RECORD SET -
########################################

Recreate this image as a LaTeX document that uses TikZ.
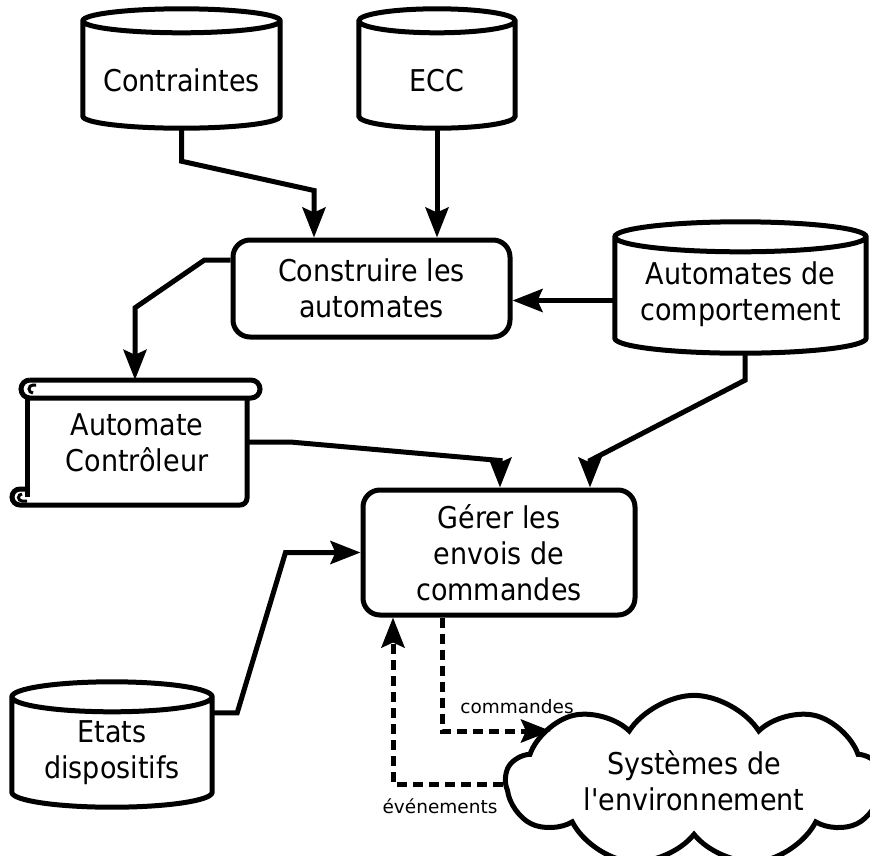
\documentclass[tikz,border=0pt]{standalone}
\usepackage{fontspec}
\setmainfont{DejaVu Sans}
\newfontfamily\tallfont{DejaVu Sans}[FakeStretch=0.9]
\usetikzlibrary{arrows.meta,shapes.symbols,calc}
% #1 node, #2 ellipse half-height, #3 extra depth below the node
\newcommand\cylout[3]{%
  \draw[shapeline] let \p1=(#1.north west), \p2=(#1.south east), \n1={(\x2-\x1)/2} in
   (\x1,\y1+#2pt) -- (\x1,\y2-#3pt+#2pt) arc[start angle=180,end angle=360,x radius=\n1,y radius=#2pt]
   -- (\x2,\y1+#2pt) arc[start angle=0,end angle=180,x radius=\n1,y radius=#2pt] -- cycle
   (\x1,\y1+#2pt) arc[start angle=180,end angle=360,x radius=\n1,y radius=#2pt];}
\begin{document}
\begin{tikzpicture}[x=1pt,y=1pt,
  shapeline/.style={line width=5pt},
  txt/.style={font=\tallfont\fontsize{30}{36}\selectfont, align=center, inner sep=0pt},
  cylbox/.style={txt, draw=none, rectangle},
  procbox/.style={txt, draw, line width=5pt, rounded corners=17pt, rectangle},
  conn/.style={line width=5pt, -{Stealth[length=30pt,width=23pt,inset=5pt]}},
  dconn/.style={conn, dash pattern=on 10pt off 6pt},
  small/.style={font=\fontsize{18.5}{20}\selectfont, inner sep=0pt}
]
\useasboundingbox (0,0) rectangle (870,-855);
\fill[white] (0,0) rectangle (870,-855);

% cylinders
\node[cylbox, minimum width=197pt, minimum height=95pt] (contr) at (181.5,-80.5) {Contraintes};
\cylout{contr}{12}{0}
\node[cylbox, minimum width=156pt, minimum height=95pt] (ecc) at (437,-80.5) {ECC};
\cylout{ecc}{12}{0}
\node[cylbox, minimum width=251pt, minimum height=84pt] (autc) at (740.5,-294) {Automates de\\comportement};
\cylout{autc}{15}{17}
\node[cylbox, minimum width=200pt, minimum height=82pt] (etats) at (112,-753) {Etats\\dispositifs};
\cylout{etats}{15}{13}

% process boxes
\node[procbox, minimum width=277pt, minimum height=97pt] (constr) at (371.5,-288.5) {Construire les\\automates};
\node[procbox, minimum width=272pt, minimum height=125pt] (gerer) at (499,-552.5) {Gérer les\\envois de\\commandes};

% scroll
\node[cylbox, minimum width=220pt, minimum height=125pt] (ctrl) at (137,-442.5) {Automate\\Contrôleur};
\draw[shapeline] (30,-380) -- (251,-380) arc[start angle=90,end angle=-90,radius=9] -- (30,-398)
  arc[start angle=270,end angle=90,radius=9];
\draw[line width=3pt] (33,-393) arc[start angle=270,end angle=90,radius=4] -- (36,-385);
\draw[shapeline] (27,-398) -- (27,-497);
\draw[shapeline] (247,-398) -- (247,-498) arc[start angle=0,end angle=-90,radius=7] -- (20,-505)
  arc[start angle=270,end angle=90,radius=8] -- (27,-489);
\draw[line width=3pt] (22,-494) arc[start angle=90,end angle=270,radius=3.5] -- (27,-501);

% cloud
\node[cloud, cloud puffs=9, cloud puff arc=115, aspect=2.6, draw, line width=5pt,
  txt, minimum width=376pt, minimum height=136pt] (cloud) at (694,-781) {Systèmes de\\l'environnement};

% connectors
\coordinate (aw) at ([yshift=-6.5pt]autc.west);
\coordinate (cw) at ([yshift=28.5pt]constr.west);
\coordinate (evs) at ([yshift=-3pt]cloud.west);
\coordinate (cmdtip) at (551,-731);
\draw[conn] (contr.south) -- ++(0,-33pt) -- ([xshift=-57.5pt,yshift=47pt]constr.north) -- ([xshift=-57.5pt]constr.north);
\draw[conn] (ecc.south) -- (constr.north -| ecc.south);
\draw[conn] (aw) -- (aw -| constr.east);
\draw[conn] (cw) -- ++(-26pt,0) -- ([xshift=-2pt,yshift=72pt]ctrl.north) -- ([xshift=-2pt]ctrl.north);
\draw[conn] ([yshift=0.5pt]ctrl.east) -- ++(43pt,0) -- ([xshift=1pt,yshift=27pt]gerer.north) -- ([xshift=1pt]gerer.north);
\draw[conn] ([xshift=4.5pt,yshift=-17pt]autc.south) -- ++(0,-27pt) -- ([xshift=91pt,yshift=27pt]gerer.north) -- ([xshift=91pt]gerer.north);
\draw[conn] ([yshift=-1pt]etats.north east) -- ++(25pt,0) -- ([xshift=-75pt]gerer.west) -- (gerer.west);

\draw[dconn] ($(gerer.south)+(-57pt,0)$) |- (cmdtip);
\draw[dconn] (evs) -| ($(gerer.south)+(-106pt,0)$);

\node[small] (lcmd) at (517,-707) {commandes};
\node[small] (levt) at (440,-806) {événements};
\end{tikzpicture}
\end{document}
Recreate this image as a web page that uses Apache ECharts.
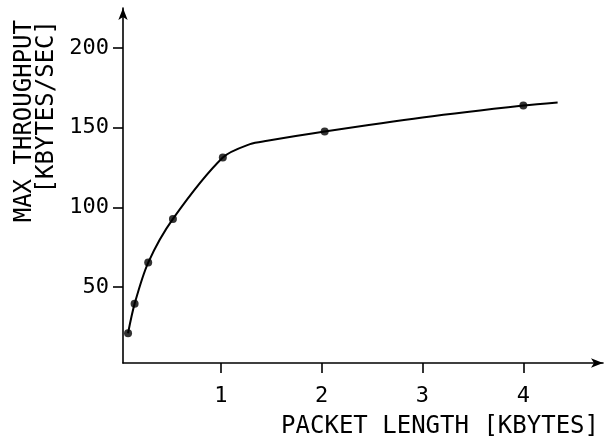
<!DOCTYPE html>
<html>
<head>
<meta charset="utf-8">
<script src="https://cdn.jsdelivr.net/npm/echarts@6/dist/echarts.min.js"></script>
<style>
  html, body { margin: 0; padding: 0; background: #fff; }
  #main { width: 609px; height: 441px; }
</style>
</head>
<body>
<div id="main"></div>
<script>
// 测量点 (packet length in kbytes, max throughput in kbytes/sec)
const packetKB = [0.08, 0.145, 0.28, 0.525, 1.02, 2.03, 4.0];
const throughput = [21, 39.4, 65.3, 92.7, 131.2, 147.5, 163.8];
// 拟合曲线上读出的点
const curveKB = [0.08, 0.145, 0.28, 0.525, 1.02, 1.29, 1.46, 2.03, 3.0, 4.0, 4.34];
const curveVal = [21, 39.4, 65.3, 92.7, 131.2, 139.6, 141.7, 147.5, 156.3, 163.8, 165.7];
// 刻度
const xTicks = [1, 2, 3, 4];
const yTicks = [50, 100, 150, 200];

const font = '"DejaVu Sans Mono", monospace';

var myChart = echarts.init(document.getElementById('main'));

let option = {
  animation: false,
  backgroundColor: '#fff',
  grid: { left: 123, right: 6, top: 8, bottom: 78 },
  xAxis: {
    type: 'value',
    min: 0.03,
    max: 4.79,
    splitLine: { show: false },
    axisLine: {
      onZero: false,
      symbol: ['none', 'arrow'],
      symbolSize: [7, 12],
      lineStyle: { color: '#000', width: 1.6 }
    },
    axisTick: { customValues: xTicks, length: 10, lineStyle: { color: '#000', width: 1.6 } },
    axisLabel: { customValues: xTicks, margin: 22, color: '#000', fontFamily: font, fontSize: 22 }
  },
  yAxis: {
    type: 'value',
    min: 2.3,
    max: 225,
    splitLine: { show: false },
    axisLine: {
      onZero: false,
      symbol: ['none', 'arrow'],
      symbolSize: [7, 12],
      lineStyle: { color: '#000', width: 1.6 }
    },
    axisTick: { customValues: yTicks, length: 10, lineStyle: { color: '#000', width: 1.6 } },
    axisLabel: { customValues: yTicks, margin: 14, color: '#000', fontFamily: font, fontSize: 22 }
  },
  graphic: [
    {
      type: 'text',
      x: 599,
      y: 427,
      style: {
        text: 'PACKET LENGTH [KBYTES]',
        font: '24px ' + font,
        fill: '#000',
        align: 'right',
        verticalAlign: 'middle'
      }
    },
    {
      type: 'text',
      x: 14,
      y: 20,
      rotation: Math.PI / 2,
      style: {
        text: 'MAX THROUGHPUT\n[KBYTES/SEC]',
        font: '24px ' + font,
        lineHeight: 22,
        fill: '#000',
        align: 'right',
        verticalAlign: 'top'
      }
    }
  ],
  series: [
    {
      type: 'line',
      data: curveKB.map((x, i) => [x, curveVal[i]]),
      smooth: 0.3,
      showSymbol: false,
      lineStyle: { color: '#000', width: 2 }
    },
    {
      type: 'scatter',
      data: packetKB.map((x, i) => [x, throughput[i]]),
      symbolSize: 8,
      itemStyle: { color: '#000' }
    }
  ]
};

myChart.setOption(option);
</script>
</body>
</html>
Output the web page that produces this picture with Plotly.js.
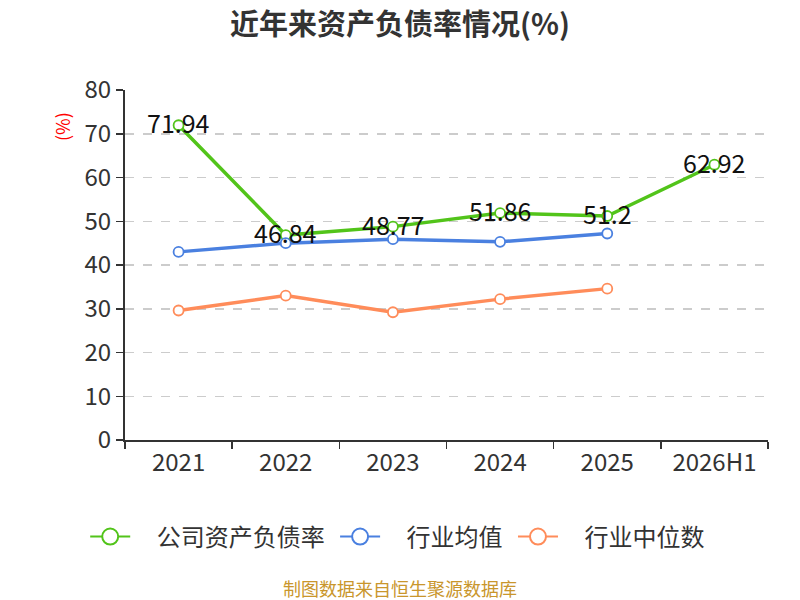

########################################

Output word for word the lines running from the one containing "Recreate this image as a web" to the one containing "const yTicks = [50, 100, 150, 200];", both included, leaving out the pictures.

Recreate this image as a web page that uses Apache ECharts.
<!DOCTYPE html>
<html>
<head>
<meta charset="utf-8">
<script src="https://cdn.jsdelivr.net/npm/echarts@6/dist/echarts.min.js"></script>
<style>
  html, body { margin: 0; padding: 0; background: #fff; }
  #main { width: 609px; height: 441px; }
</style>
</head>
<body>
<div id="main"></div>
<script>
// 测量点 (packet length in kbytes, max throughput in kbytes/sec)
const packetKB = [0.08, 0.145, 0.28, 0.525, 1.02, 2.03, 4.0];
const throughput = [21, 39.4, 65.3, 92.7, 131.2, 147.5, 163.8];
// 拟合曲线上读出的点
const curveKB = [0.08, 0.145, 0.28, 0.525, 1.02, 1.29, 1.46, 2.03, 3.0, 4.0, 4.34];
const curveVal = [21, 39.4, 65.3, 92.7, 131.2, 139.6, 141.7, 147.5, 156.3, 163.8, 165.7];
// 刻度
const xTicks = [1, 2, 3, 4];
const yTicks = [50, 100, 150, 200];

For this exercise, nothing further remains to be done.